In [19]: cats = pd.Categorical([1,2,3,4], categories=[4,2,3,1])

In [20]: strings = ["a","b","c","d"]

In [21]: values = [4,2,3,1]

In [22]: df = pd.DataFrame({"strings":strings, "values":values}, index=cats)

In [23]: df.index
Out[23]: CategoricalIndex([1, 2, 3, 4], categories=[4, 2, 3, 1], ordered=False, dtype='category')

# This now sorts by the categories order
In [24]: df.sort_index()
Out[24]: 
  strings  values
4       d       1
2       b       2
3       c       3
1       a       4

In previous versions (<0.16.1) there is no index of type category, so setting the index to categorical column will convert the categorical data to a “normal” dtype first and therefore remove any custom ordering of the categories.

5.12.6 Side Effects

Constructing a Series from a Categorical will not copy the input Categorical. This means that changes to the Series will in most cases change the original Categorical:

In [25]: cat = pd.Categorical([1,2,3,10], categories=[1,2,3,4,10])
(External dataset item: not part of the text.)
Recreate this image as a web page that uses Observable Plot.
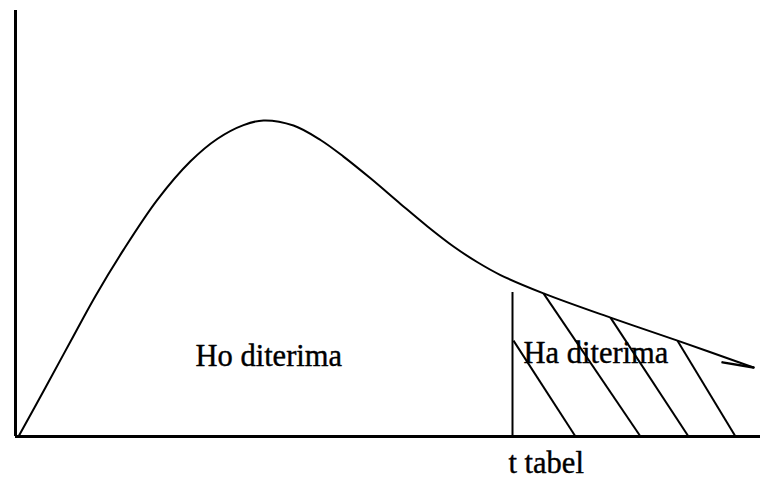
<!DOCTYPE html>
<html>
<head>
<meta charset="utf-8">
<script src="https://cdn.jsdelivr.net/npm/d3@7"></script>
<script src="https://cdn.jsdelivr.net/npm/@observablehq/plot@0.6"></script>
<style>
  html, body { margin: 0; padding: 0; background: #fff; }
  svg { display: block; }
</style>
</head>
<body>
<div id="chart"></div>
<script>
// Distribution curve (t value, density)
const curveT = [0.6, 6, 11, 16, 21.6, 28.4, 35, 40.4, 45.6, 49.6, 55.6, 61, 65.6, 71, 77, 82.4, 87.6, 92.4, 97, 105.6, 119, 132.4, 147.6];
const curveD = [0, 11.5, 22.3, 33.0, 43.8, 55.6, 64.6, 69.9, 73.1, 74.2, 73.0, 69.6, 65.7, 60.6, 54.6, 49.3, 44.6, 40.9, 37.9, 33.6, 27.9, 22.5, 16.2];

// Critical value (t tabel) line
const tTabel = 99.4;
const tTabelTop = 33.8;

// Hatching of the rejection region: start (t, d) -> end (t, 0)
const hatchT1 = [99.6, 105.6, 119, 132.4];
const hatchD1 = [22.5, 33.6, 27.9, 22.5];
const hatchT2 = [112, 125, 134.6, 144];

// Arrow barb at the tail end
const barbT = [141.4, 147.6];
const barbD = [17.4, 16.2];

// Labels
const labels = ["Ho diterima", "Ha diterima", "t tabel"];
const labelT = [36, 101.6, 98.6];
const labelD = [18.9, 19.6, -6.2];

const curve = curveT.map((t, i) => ({t, d: curveD[i]}));
const hatch = hatchT1.map((t, i) => ({t1: t, d1: hatchD1[i], t2: hatchT2[i], d2: 0}));
const barb = barbT.map((t, i) => ({t, d: barbD[i]}));
const labelData = labels.map((text, i) => ({text, t: labelT[i], d: labelD[i]}));

const chart = Plot.plot({
  width: 760,
  height: 479,
  margin: 0,
  style: {background: "#fff", overflow: "visible"},
  x: {domain: [0, 149], range: [15, 760], axis: null},
  y: {domain: [0, 100], range: [436, 10], axis: null},
  marks: [
    Plot.text(labelData, {
      x: "t", y: "d", text: "text",
      textAnchor: "start", lineAnchor: "middle",
      fontFamily: "Liberation Serif", fontSize: 30.5, fill: "#000",
      stroke: "#000", strokeWidth: 0.4
    }),
    Plot.ruleX([0], {y1: 0, y2: 100, stroke: "#000", strokeWidth: 3}),
    Plot.ruleY([0], {x1: 0, x2: 149, stroke: "#000", strokeWidth: 3}),
    Plot.line(curve, {x: "t", y: "d", curve: "catmull-rom", stroke: "#000", strokeWidth: 2}),
    Plot.ruleX([tTabel], {y1: 0, y2: tTabelTop, stroke: "#000", strokeWidth: 2}),
    Plot.link(hatch, {x1: "t1", y1: "d1", x2: "t2", y2: "d2", stroke: "#000", strokeWidth: 2}),
    Plot.line(barb, {x: "t", y: "d", stroke: "#000", strokeWidth: 2.5})
  ]
});
document.getElementById("chart").appendChild(chart);
</script>
</body>
</html>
In [26]: s = pd.Series(cat, name="cat")

In [27]: cat
Out[27]: 
[1, 2, 3, 10]
Categories (5, int64): [1, 2, 3, 4, 10]

In [28]: s.iloc[0:2] = 10

In [29]: cat
Out[29]: 
[10, 10, 3, 10]
Categories (5, int64): [1, 2, 3, 4, 10]

In [30]: df = pd.DataFrame(s)

In [31]: df["cat"].cat.categories = [1,2,3,4,5]

In [32]: cat
Out[32]: 
[5, 5, 3, 5]
Categories (5, int64): [1, 2, 3, 4, 5]

Use copy=True to prevent such a behaviour or simply don’t reuse Categoricals:

In [33]: cat = pd.Categorical([1,2,3,10], categories=[1,2,3,4,10])

In [34]: s = pd.Series(cat, name="cat", copy=True)

In [35]: cat
Out[35]: 
[1, 2, 3, 10]
Categories (5, int64): [1, 2, 3, 4, 10]

In [36]: s.iloc[0:2] = 10

In [37]: cat
Out[37]: 
[1, 2, 3, 10]
Categories (5, int64): [1, 2, 3, 4, 10]

Note

This also happens in some cases when you supply a numpy array instead of a Categorical: using an int array (e.g. np.array([1,2,3,4])) will exhibit the same behaviour, while using a string array (e.g. np.array(["a","b","c","a"])) will not.